What I also find somewhat confusing regarding this matter is the documentation of the 'preload' option:
Note that preloading is done in a local fashion, so any data loaded is only stored locally in the node. No replication or distribution of the preloaded data happens.
Does "in a local fashion" here refer to the L1? And in a scenario with L1 being disabled, the question would be at which point the distribution of data is supposed to be done after all.
-
9. Re: balanced state with data from stores
dan.berindei May 29, 2012 6:58 AM (in response to c_lohmn)Thanks for the unit test, Carsten. I'd like to add it to our test suite, could you sign the contributor agreement at https://cla.jboss.org/contributions/index.seam ?
The paragraph you quoted is only relevant if you have a non-shared cache store. After a cluster restart, consistent hash segments assigned to each node will not match the segments assigned in the previous run. So it's very likely that each joiner will preload keys that it shouldn't own. Even in replicated mode, the last node to go down is not necessarily the first to restart, so when it joins it might have more (or newer) data then the nodes that are already running.

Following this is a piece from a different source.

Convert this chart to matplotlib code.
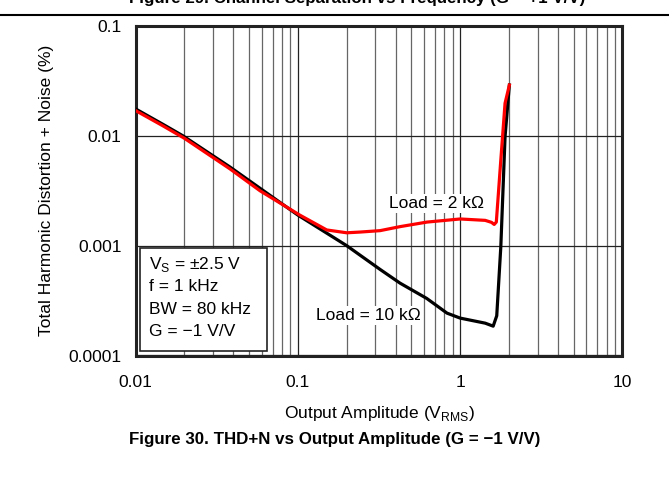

We will not try to push any data from a joining node to the existing members, even when the joiner has keys that the existing members don't have. After all, it could be that a key was deleted on the existing members after the restart, and the joiner is wrong to have it (see ISPN-1586).
-
10. Re: balanced state with data from stores
c_lohmn May 29, 2012 12:29 PM (in response to dan.berindei)I've signed the agreement.
And thanks for the clarification, makes sense - no replication or distribution of data happens, just cleanup will be performed (of entries that the node doesn't own).